- The country’s industrial output grew 4.1 per cent in April, compared with 2.5 per cent in March, which is a good news for the government’s ‘Make in India’ programme and a good start to financial year 2015-16.
- In April, the rate of manufacturing growth rose to 5.1 per cent, against the previous month’s 2.8 per cent. That growth was not broad-based could be gauged from the fact that mining rose 0.6 per cent in April, against 1.1 per cent in March, while electricity generation declined 0.5 per cent, compared to growth of 1.9 per cent. Power outage is described as a hurdle by many in the Purchasing Managers’ Index (PMI) survey.
- Of the total expansion of 4.1 per cent, 3.85 percentage points were accounted for by the manufacturing sector alone. Manufacturing growth zoomed due to a surge in capital goods production to 11.1 per cent, compared with 8.6 per cent in March.

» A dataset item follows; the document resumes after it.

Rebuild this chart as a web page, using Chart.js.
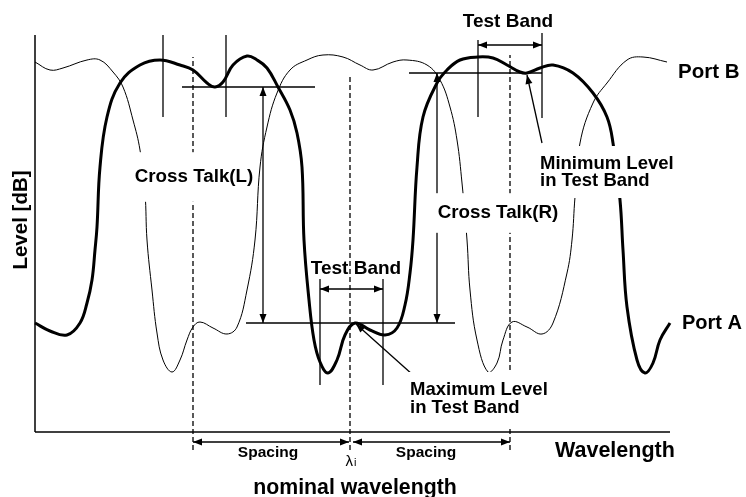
<!DOCTYPE html>
<html>
<head>
<meta charset="utf-8">
<script src="https://cdn.jsdelivr.net/npm/chart.js@4"></script>
<style>
  html, body { margin: 0; padding: 0; background: #fff; }
  canvas { display: block; }
</style>
</head>
<body>
<canvas id="wdmChart" width="746" height="497"></canvas>
<script>
// Port A (thick trace): wavelength vs level
const portAWavelength = [35, 50, 67, 80, 87, 92, 95, 97, 100, 107, 120, 140, 160, 180, 193, 207, 215, 223, 233, 247,
  257, 267, 278, 290, 297, 302, 304, 309, 314, 320, 328, 337, 345, 355, 370, 385, 397, 405, 410, 413,
  417, 423, 437, 447, 460, 478, 493, 507, 520, 527, 540, 553, 573, 593, 607, 613, 620, 623, 627, 637,
  645, 653, 660, 670];
const portALevel = [109, 101, 97, 109, 129, 152, 182, 205, 265, 315, 349, 367, 372, 367, 362, 349, 345, 350, 367, 376,
  372, 364, 345, 322, 299, 265, 192, 132, 92, 70, 59, 72, 97, 109, 102, 97, 104, 127, 159, 192,
  265, 315, 349, 362, 372, 375, 374, 367, 360, 359, 364, 367, 359, 339, 315, 289, 232, 182, 125, 72,
  59, 69, 92, 109];

// Port B (thin trace)
const portBWavelength = [35, 50, 63, 87, 100, 113, 123, 133, 140, 145, 147, 152, 157, 163, 172, 180, 187, 193, 200, 213,
  227, 237, 247, 255, 260, 267, 277, 290, 307, 323, 343, 360, 373, 393, 407, 427, 440, 450, 457, 462,
  467, 470, 477, 488, 497, 503, 512, 527, 542, 553, 567, 572, 575, 580, 593, 607, 627, 643, 667];
const portBLevel = [370, 362, 364, 372, 372, 360, 345, 312, 282, 239, 192, 142, 99, 72, 60, 72, 92, 105, 110, 104,
  98, 105, 142, 192, 265, 305, 339, 362, 372, 377, 375, 367, 362, 370, 372, 367, 352, 325, 292, 249,
  192, 142, 92, 60, 69, 92, 110, 105, 98, 109, 159, 192, 235, 289, 329, 349, 372, 375, 370];

// channel grid: left neighbour, nominal wavelength, right neighbour
const channelGrid = [193, 350, 510];
// test band edges around each channel
const testBandLeft = [163, 226];
const testBandMid = [320, 383];
const testBandRight = [478, 542];
// reference levels
const maxLevelInBand = 109;   // Port A peak inside the middle test band
const minLevelLeft = 345;
const minLevelRight = 359;

// line pieces of the sketch: axes, band markers, arrows
const segments = [
  { pts: [[35, 0], [35, 397]], w: 1.5 },
  { pts: [[35, 0], [670, 0]], w: 1.5 },

  { pts: [[testBandLeft[0], 315], [testBandLeft[0], 397]] },
  { pts: [[testBandLeft[1], 315], [testBandLeft[1], 397]] },
  { pts: [[testBandMid[0], 47], [testBandMid[0], 153]] },
  { pts: [[testBandMid[1], 47], [testBandMid[1], 153]] },
  { pts: [[testBandRight[0], 315], [testBandRight[0], 392]] },
  { pts: [[testBandRight[1], 314], [testBandRight[1], 399]] },

  { pts: [[182, minLevelLeft], [315, minLevelLeft]] },
  { pts: [[246, maxLevelInBand], [455, maxLevelInBand]] },
  { pts: [[409, minLevelRight], [testBandRight[1], minLevelRight]] },

  { pts: [[263, maxLevelInBand], [263, minLevelLeft]], arrows: 'both' },
  { pts: [[437, maxLevelInBand], [437, minLevelRight]], arrows: 'both' },
  { pts: [[testBandMid[0], 143], [testBandMid[1], 143]], arrows: 'both' },
  { pts: [[testBandRight[0], 387], [testBandRight[1], 387]], arrows: 'both' },

  { pts: [[channelGrid[0], -18], [channelGrid[0], 375]], dash: true },
  { pts: [[channelGrid[1], -18], [channelGrid[1], 355]], dash: true },
  { pts: [[channelGrid[2], -18], [channelGrid[2], 377]], dash: true },

  { pts: [[channelGrid[0], -10], [channelGrid[1] - 1, -10]], arrows: 'both' },
  { pts: [[channelGrid[1] + 3, -10], [channelGrid[2], -10]], arrows: 'both' },

  { pts: [[542, 289], [527, 357]], arrows: 'end' },
  { pts: [[413, 57], [356, 108]], arrows: 'end' }
];

// text placed in data coordinates
const labels = [
  { text: ['Test Band'], x: 508, y: 410, size: 19 },
  { text: ['Port B'], x: 678, y: 360, size: 20.5, align: 'left' },
  { text: ['Port A'], x: 682, y: 109, size: 20, align: 'left' },
  { text: ['Cross Talk(L)'], x: 194, y: 255, size: 18.8, bg: [2, 20] },
  { text: ['Cross Talk(R)'], x: 498, y: 219, size: 18.8, bg: [2, 15] },
  { text: ['Minimum Level', 'in Test Band'], x: 540, y: 260, size: 18.5, lh: 17, align: 'left', bg: [2, 15] },
  { text: ['Test Band'], x: 356, y: 163, size: 19 },
  { text: ['Maximum Level', 'in Test Band'], x: 410, y: 33, size: 18.5, lh: 18, align: 'left', bg: [2, 15] },
  { text: ['Spacing'], x: 268, y: -21, size: 15.5 },
  { text: ['Spacing'], x: 426, y: -21, size: 15.5 },
  { text: ['Wavelength'], x: 555, y: -19, size: 21.5, align: 'left' },
  { text: ['nominal wavelength'], x: 355, y: -56, size: 21.3 },
  { text: ['Level [dB]'], x: 21, y: 212, size: 20.5, rotate: true }
];

const FONT = '"Liberation Sans", Arial, sans-serif';

const datasets = [
  {
    label: 'Port A',
    data: portAWavelength.map((w, i) => ({ x: w, y: portALevel[i] })),
    borderColor: '#000', borderWidth: 3, tension: 0.4
  },
  {
    label: 'Port B',
    data: portBWavelength.map((w, i) => ({ x: w, y: portBLevel[i] })),
    borderColor: '#000', borderWidth: 1, tension: 0.4
  }
];
segments.forEach(s => {
  datasets.push({
    data: s.pts.map(p => ({ x: p[0], y: p[1] })),
    borderColor: '#000',
    borderWidth: s.w || 1.3,
    borderDash: s.dash ? [5, 3] : [],
    tension: 0,
    arrows: s.arrows || 'none'
  });
});

function arrowHead(ctx, tip, from) {
  const a = Math.atan2(tip.y - from.y, tip.x - from.x);
  const len = 9, half = 3.5;
  ctx.beginPath();
  ctx.moveTo(tip.x, tip.y);
  ctx.lineTo(tip.x - len * Math.cos(a) + half * Math.sin(a), tip.y - len * Math.sin(a) - half * Math.cos(a));
  ctx.lineTo(tip.x - len * Math.cos(a) - half * Math.sin(a), tip.y - len * Math.sin(a) + half * Math.cos(a));
  ctx.closePath();
  ctx.fill();
}

const arrowPlugin = {
  id: 'arrowHeads',
  afterDatasetsDraw(chart) {
    const ctx = chart.ctx;
    ctx.save();
    ctx.fillStyle = '#000';
    chart.data.datasets.forEach((ds, i) => {
      if (!ds.arrows || ds.arrows === 'none') return;
      const pts = chart.getDatasetMeta(i).data;
      const p0 = pts[0], p1 = pts[pts.length - 1];
      arrowHead(ctx, p1, p0);
      if (ds.arrows === 'both') arrowHead(ctx, p0, p1);
    });
    ctx.restore();
  }
};

const labelPlugin = {
  id: 'diagramLabels',
  afterDraw(chart) {
    const { ctx, scales } = chart;
    ctx.save();
    labels.forEach(l => {
      const px = scales.x.getPixelForValue(l.x);
      const py = scales.y.getPixelForValue(l.y);
      ctx.font = 'bold ' + l.size + 'px ' + FONT;
      const lineH = l.lh || l.size * 1.15;
      const align = l.align || 'center';
      const top = py - (l.text.length - 1) * lineH / 2;
      if (l.rotate) {
        ctx.translate(px, py);
        ctx.rotate(-Math.PI / 2);
        ctx.fillStyle = '#000';
        ctx.textAlign = 'center';
        ctx.textBaseline = 'middle';
        ctx.fillText(l.text[0], 0, 0);
        ctx.setTransform(1, 0, 0, 1, 0, 0);
        return;
      }
      if (l.bg) {
        const w = Math.max(...l.text.map(t => ctx.measureText(t).width));
        const x0 = align === 'left' ? px : px - w / 2;
        const hTop = top - lineH / 2 - l.bg[1] + 6;
        const hBot = top + (l.text.length - 1) * lineH + lineH / 2 + l.bg[1] - 6;
        ctx.fillStyle = '#fff';
        ctx.fillRect(x0 - l.bg[0], hTop, w + 2 * l.bg[0], hBot - hTop);
      }
      ctx.fillStyle = '#000';
      ctx.textAlign = align;
      ctx.textBaseline = 'middle';
      l.text.forEach((t, k) => ctx.fillText(t, px, top + k * lineH));
    });

    // lambda_i under the nominal wavelength line
    const lx = scales.x.getPixelForValue(channelGrid[1]);
    const ly = scales.y.getPixelForValue(-30);
    ctx.fillStyle = '#000';
    ctx.textBaseline = 'middle';
    ctx.textAlign = 'right';
    ctx.font = '15px ' + FONT;
    ctx.fillText('\u03bb', lx + 3, ly);
    ctx.textAlign = 'left';
    ctx.font = '11px ' + FONT;
    ctx.fillText('i', lx + 4, ly + 1);
    ctx.restore();
  }
};

new Chart(document.getElementById('wdmChart').getContext('2d'), {
  type: 'scatter',
  data: { datasets: datasets },
  options: {
    responsive: false,
    animation: false,
    showLine: true,
    elements: { point: { radius: 0, hoverRadius: 0 } },
    datasets: { scatter: { clip: false } },
    layout: { padding: 0 },
    scales: {
      x: { type: 'linear', min: 0, max: 746, display: false },
      y: { type: 'linear', min: -65, max: 432, display: false }
    },
    plugins: {
      legend: { display: false },
      tooltip: { enabled: false }
    }
  },
  plugins: [arrowPlugin, labelPlugin]
});
</script>
</body>
</html>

- The capital goods segment has been posting a growth rate between six per cent and 12 per cent since November.
- The consumer durables sector came out of the contraction mode. The segment grew moderately, by 1.3 per cent in April, against a contraction of 4.8 per cent in March and 7.7 per cent in April last year.
- However, tractor production continued to decline, amid rural distress. This contraction led to a fall of 20 basis points in IIP
- Basic goods grew 2.8 per cent and intermediate goods 3.3 per cent, against 2.5 per cent and 2.9 per cent, respectively, a month earlier.
- The eight key infrastructure industries, with a weight of almost 38 per cent on IIP, had contracted for a second straight month in April, by 0.4 per cent, the most in 18 months.
- The industry group comprising office, accounting and computing machinery saw the biggest contraction in April. It fell 36.5 per cent, and was closely followed by radio and television sets (decline of 34 per cent) and tobacco products (down 26.7 per cent).